You cannot take this tour without engaging with the issue of race. The cultural narrative is about a fundamental unifying cultural framework which is ‘being American’. This is and should be questioned. What is obvious is the many and varied Americas. The Hispanic bus boys in restaurants and bars, the well-heeled population of the Upper East Side and the changing cultural confusion of Harlem with new trendy money alongside people who have known the streets, who know each other and who share a past.
This is important because in our interest in arts access and equity, the ability to define populations and their experienced difference was fundamental to understanding what had been done to address access. We heard many variations of access ranging from the simplistic and laissez faire to the extremely articulate and elegant access strategies employed by Donna Williams who manages the successful Multicultural Audiences Development Strategy at the Metropolitan Museum of Arts.
The other palpable reality is the way the arts are positioned and supported in New York. My five days there were filled with both formal and casual arts experiences. Watching plays on Broadway, attending the Apollo Theatre’s Amateur Night, or unintentionally finding myself moving to the music flooding the subways, New York is a visceral experience.
I had an epiphany of sorts, one of those that come after a few bourbons in a midtown bar with Fotis spinning. Both of us were inebriated enough, to be now well into deep reflection when I said: “I get it! I get why you’re here every year, and I get how I feel, we’re mainstream!”
Yes, the Greek and Italian Australian were mainstream in NYC, not ethnic. This was the republic and regardless of the fact that they were lynching Italians and Greeks along with African Americans in the 20s we were mainstream in NYC.
Later, after the emersion of sights and sounds one key thing that permeated through in our intense interactions was the essential role of philanthropy and private donations to the arts.
There are plaques on almost every physical asset in the performance spaces: chairs, bricks, foyer floors, and for the big donors the naming of theatres and facility rooms. The role of philanthropy and its public acknowledgement is part of the cultural DNA of New York. There is a particular normative behaviour in which everyone is comfortable in affording unquestioned status and privileges to donors: special areas, preferential treatment and I would even go as far as speaking in reverential tones about them. This was so different from our Australian experiences.

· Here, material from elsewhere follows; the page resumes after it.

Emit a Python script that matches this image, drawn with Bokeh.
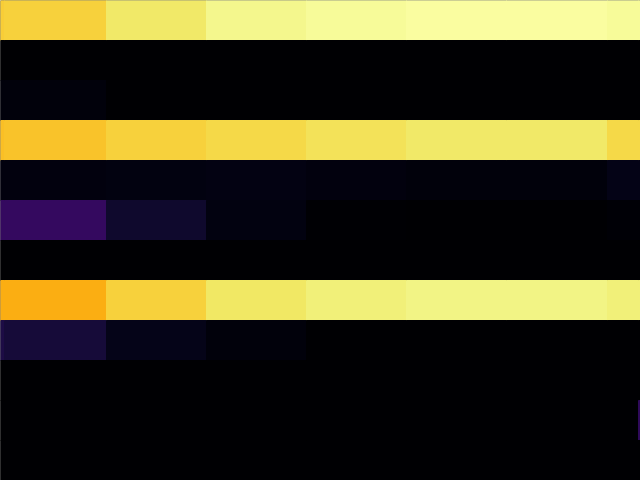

Yet without this privatised source would New York have an arts scene?
Where is audience in all this? The challenge for a place like New York is that there is no real way of determining who lives there and who is visiting there. Are the Spanish voices throughout Times Square tourists or are they the documented and undocumented migrants who keep the machinery of commerce well oiled. More importantly which of these is attending a Broadway show or a performance in Brooklyn’s BAM?
This is the challenge in understanding audience development in New York. In the observed best practice, companies and organisations sought to understand this, identify the potential resident audiences and develop methods and culturally relevant approaches to build the cultural capital needed to deliver long term audiences.
There is a lot to learn from BtBA and this learning will be more intense as we develop the narratives and relationships that will allow us to pick up the best and discard the worst of what New York has to offer.
So in leaving New York I have changed the soundtrack progressing beyond my Italian American cohort, Sinatra’s refrains and to the more complicated melody/rap combination of Keys and J-Zee.